# Yanmar YM 1700



## JCM (Oct 21, 2020)

I bought a Yanmar YM 1700 two months ago & have been making some improvements & performing the overall maintenance. I purchased a temperature gauge to add to the dashboard, dealer said the probe would go in the block where the old sending unit for the red light in the dash is. It will not fit there. I found another plug on the lower portion of the block a few inches past where the lower radiator hose connects to the block. I tried to put it there & it is not the correct size either. The dealer didn't know about that port hole & doesn't have any answers for me. Can anyone tell me more about this problem & I'm willing to purchase another gauge if necessary but it needs to be 2" in diameter to fit the hole I drilled in the dash for this one.


----------



## winston (Aug 19, 2008)

16mmx1.5 threads needed. https://www.hoyetractor.com/PROD/TGA-M.htm

If you click in the kit you will see it fits a 2" hole.


----------



## JCM (Oct 21, 2020)

winston said:


> 16mmx1.5 threads needed. https://www.hoyetractor.com/PROD/TGA-M.htm
> 
> If you click in the kit you will see it fits a 2" hole.
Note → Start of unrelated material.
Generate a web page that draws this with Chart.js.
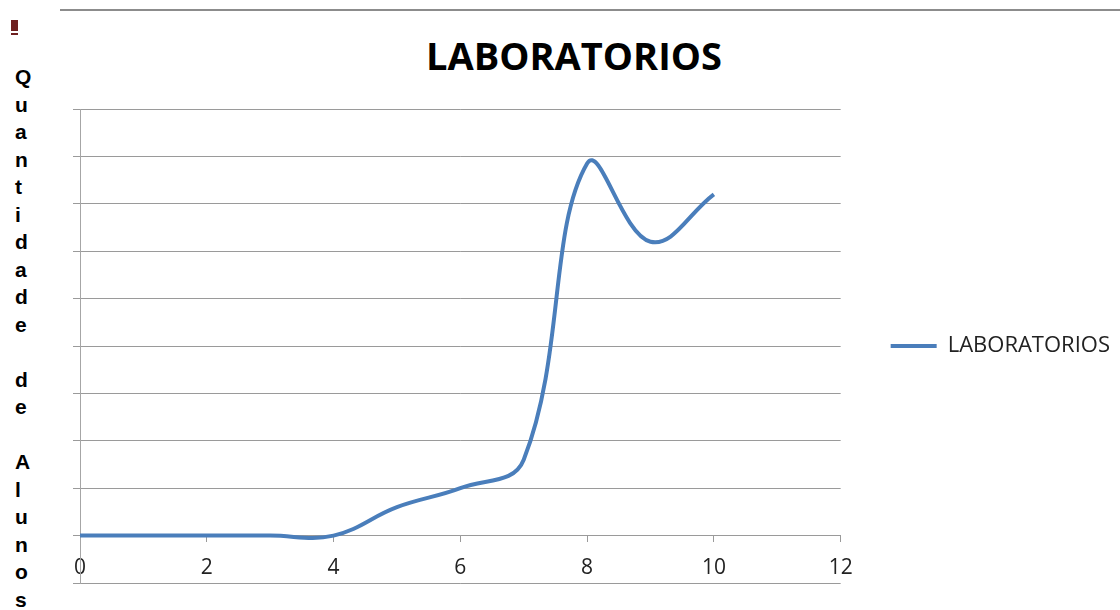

The gauge is 2” diameter & I mounted it the dash already but when I removed the sending unit from the block the probe will not fit in that hole.


----------



## winston (Aug 19, 2008)

JCM said:


> The gauge is 2” diameter & I mounted it the dash already but when I removed the sending unit from the block the probe will not fit in that hole.


 I understand what you are saying. I have no idea what size threads you have on your gauge probe. The Yanmar threads are 16mmx1.5 so you need an adapter from 16mmx1.5 to whatever threads you have on your probe. Does your gauge information tell you? Do you have a thread gauge? Brand and model of your gauge kit?


----------



## FredM (Nov 18, 2015)

You also need to mount the sender as close to the thermostat area as possible to get a true reading, even in the top of the head, are there are not any plugs screwed into the head close by?.


----------



## bmaverick (Feb 20, 2014)

JCM said:


> I bought a Yanmar YM 1700 two months ago & have been making some improvements & performing the overall maintenance. I purchased a temperature gauge to add to the dashboard, dealer said the probe would go in the block where the old sending unit for the red light in the dash is. It will not fit there. I found another plug on the lower portion of the block a few inches past where the lower radiator hose connects to the block. I tried to put it there & it is not the correct size either. The dealer didn't know about that port hole & doesn't have any answers for me. Can anyone tell me more about this problem & I'm willing to purchase another gauge if necessary but it needs to be 2" in diameter to fit the hole I drilled in the dash for this one.


JCM, We have a parts manual here. Look at the top for the MANUALS tab. Then to the left TRACTORS and then CUT Sized Tractors. Scroll till you get your tractor model manual. 

The YM1700 is a popular machine and shares with other Yanmar machines too.


----------